The NF-κB inhibitory activity of the IMiDs suggests that they may have increased efficacy when combined with other anti-MM agents that block NF-κB. Increased NF-κB blockade and MM cell death were observed with Dex and the proteasome inhibitor PS-341 in our study. This observation may explain the enhanced clinical responses reported with the combined use of low-dose Thal and Dex in refractory30 or newly diagnosed2 MM patients,35 and further suggests that a combination of Dex with IMiDs could be clinically useful.

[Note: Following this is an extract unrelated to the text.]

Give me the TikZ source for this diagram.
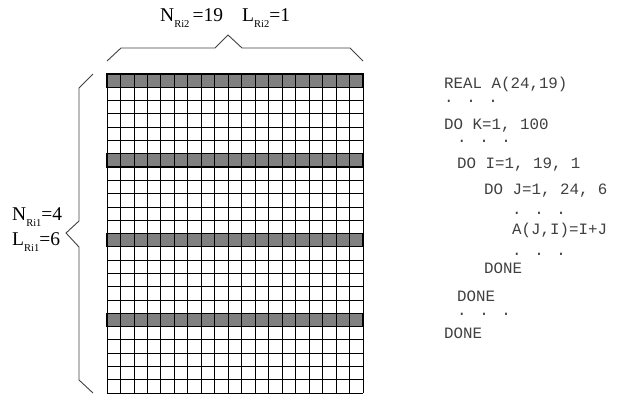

Moreover, these findings support the future investigation of the effectiveness of PS-341 together with the IMiDs in MM patients.

IGF-1 has potent growth and survival effects on MM cells14,18 by activating PI-3K, as well as downstream Akt and MAPK signaling cascades.15,16 We have also demonstrated that IGF-1 activates NF-κB binding activity and up-regulates cIAP-2 and FLIP protein levels.15 In this study, we showed that short-term pretreatment (3 hours) with IMiD1 inhibited both NF-κB activation and induction of cIAP-2 and FLIP expression, suggesting that IMiD1 may exert its anti-MM effects in vivo by attenuating the prosurvival effect of paracrine factor(s), such as IGF-1, produced in the bone marrow microenvironment. Interestingly, one proposed mechanism for the teratogenic effects of Thal involves inhibition of IGF-1 function in the growing fetal limb bud.10,11 Furthermore, the ability of IMiDs to inhibit expression of adhesion molecules on MM cells suggests that they may also abrogate host bone marrow–MM cell interactions and resulting protection against apoptosis.

In conclusion, our findings delineate the intracellular signaling mechanisms whereby IMiDs induce MM cell apoptosis. They also show that the IMiDs potentiate the anti-MM activity of Fas cross-linking, TRAIL/Apo2L, Dex, and the proteasome inhibitor PS-341, providing the framework for derived clinical trials in MM.